Critically, a CA cannot sign a Rule 11UAA report — even if the CA is otherwise qualified. The Rule is explicit.
The interaction with other valuation rules
Other commonly-used valuation rules:
- FEMA Rule 21 (Pricing Guidelines under NDI Rules) — for FDI-related share issuance / transfer between resident and non-resident. The valuation can be done by a CA or a Merchant Banker. The methodology is “any internationally accepted methodology” on an arm’s-length basis.
- Section 247 of Companies Act — for various corporate-action valuations (mergers, scheme of arrangement, capital reduction). Requires a Registered Valuer under the IBBI framework, who has cleared the Registered Valuer examination and is registered with IBBI.
- SEBI ICDR Regulations — for IPO, rights issue, preferential allotment by listed companies. Specific SEBI-prescribed methodology and signatory requirements.
A single transaction can sometimes trigger multiple valuation requirements. Example: a foreign investor takes equity in an Indian private company — FEMA Rule 21 governs the pricing for FDI compliance, Rule 11UA (formula) supports the Section 56(2)(viib) position. The two valuations can use different methodologies and produce different numbers; both have to be available in the file.
The picker
The decision flow for a given transaction:
- What is the underlying use? ESOP perquisite → Rule 11UAA, Merchant Banker. Section 56(2)(x) gift / receipt → Rule 11UA(1) formula, CA. Section 56(2)(viib) angel tax → Rule 11UA(1) formula CA, or Rule 11UA(2) DCF Merchant Banker. FEMA share issue / transfer → FEMA Rule 21, CA or Merchant Banker. Companies Act scheme → Section 247, Registered Valuer.
- Does the transaction trigger multiple rules? Most cross-border allotments do. Plan for two reports.
- Who signs? Match the Rule to the qualified signatory.
Common assessment-time challenges
Wrong signatory
The single most common challenge. A CA-signed DCF report for Section 56(2)(viib) (where Rule 11UA(2) required Merchant Banker). The AO rejects the valuation, defaults to Rule 11UA(1) formula method, and assesses tax on the difference. Re-doing the valuation post-assessment is harder — the AO is now anchored to the formula-method number.

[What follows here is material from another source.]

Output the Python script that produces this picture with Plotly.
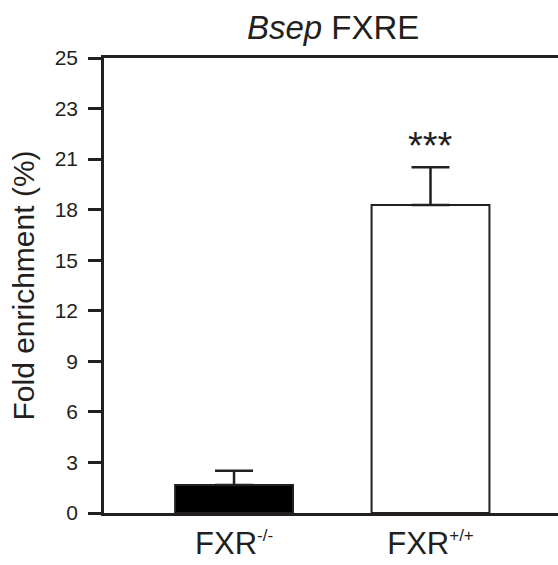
import plotly.graph_objects as go

categories = ["FXR<sup><span style='font-size:17px'>-/-</span></sup>",
              "FXR<sup><span style='font-size:17px'>+/+</span></sup>"]
values = [1.66, 18.28]
errors = [0.85, 2.24]
tick_vals = [0, 3, 6, 9, 12, 15, 18, 21, 24, 27]
tick_text = ["0", "3", "6", "9", "12", "15", "18", "21", "23", "25"]
significance = ["", "***"]

ink = "#231f20"
font = "Liberation Sans, Arial, sans-serif"

fig = go.Figure()
fig.add_trace(go.Bar(
    x=[0, 1], y=values,
    width=0.6,
    marker=dict(color=["#000000", "#ffffff"], line=dict(color=ink, width=2)),
    error_y=dict(type="data", array=errors, arrayminus=[0, 0], symmetric=False,
                 color=ink, thickness=2.5, width=19),
    showlegend=False,
))

for i, s in enumerate(significance):
    if s:
        fig.add_annotation(x=i, y=values[i] + errors[i], text=s, showarrow=False,
                           yanchor="bottom", yshift=-2,
                           font=dict(family=font, size=38, color=ink))

fig.update_layout(
    width=558, height=565,
    margin=dict(l=104, r=0, t=58, b=52),
    paper_bgcolor="white", plot_bgcolor="white",
    title=dict(text="<i>Bsep</i> FXRE", x=0.597, xanchor="center", y=0.952, yanchor="middle",
               font=dict(family=font, size=33, color=ink)),
    font=dict(family=font, color=ink),
)
fig.update_xaxes(
    range=[-0.662, 1.649], tickvals=[0, 1], ticktext=categories,
    showline=True, linecolor=ink, linewidth=2.5, mirror=True,
    ticks="", showgrid=False, zeroline=False, ticklabelstandoff=1,
    tickfont=dict(family=font, size=31, color=ink),
)
fig.update_yaxes(
    range=[0, 27], tickvals=tick_vals, ticktext=tick_text,
    showline=True, linecolor=ink, linewidth=2.5,
    ticks="outside", ticklen=13, tickwidth=2.5, tickcolor=ink,
    showgrid=False, zeroline=False, ticklabelstandoff=6,
    tickfont=dict(family=font, size=21, color=ink),
    title=dict(text="Fold enrichment (%)", font=dict(family=font, size=30, color=ink), standoff=12),
)

fig.write_html("out.html")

Projections not supported by contemporaneous evidence
DCF valuations are sometimes done with hindsight-friendly projections. When the actual performance subsequently diverges materially from the projections, the AO challenges the valuation. The protection is contemporaneous board-approved business plans, investment proposals, and dated financial models.
Valuation date mismatched to transaction date
The valuation needs to be as on the date of the transaction (or within a permitted window). A 90-day-old valuation for a fresh share issue is exposed if the business has materially changed in the interim.
Inadequate working papers
Like an audit, a valuation needs working papers — the source data, the assumptions, the methodology choice rationale, the sensitivity analysis. AO queries during assessment ask for these. The report alone (without underlying papers) is harder to defend.
The post-Finance Act 2024 changes to angel tax
The Finance Act 2024 substantially restricted the application of Section 56(2)(viib) (angel tax) to non-resident investors only (with effect from earlier specified dates). For pure domestic transactions, the angel-tax exposure is materially reduced. The Rule 11UA framework remains the same, but the practical incidence of Section 56(2)(viib) cases has dropped. The Rule continues to apply to Section 56(2)(x), Section 50CA and other uses.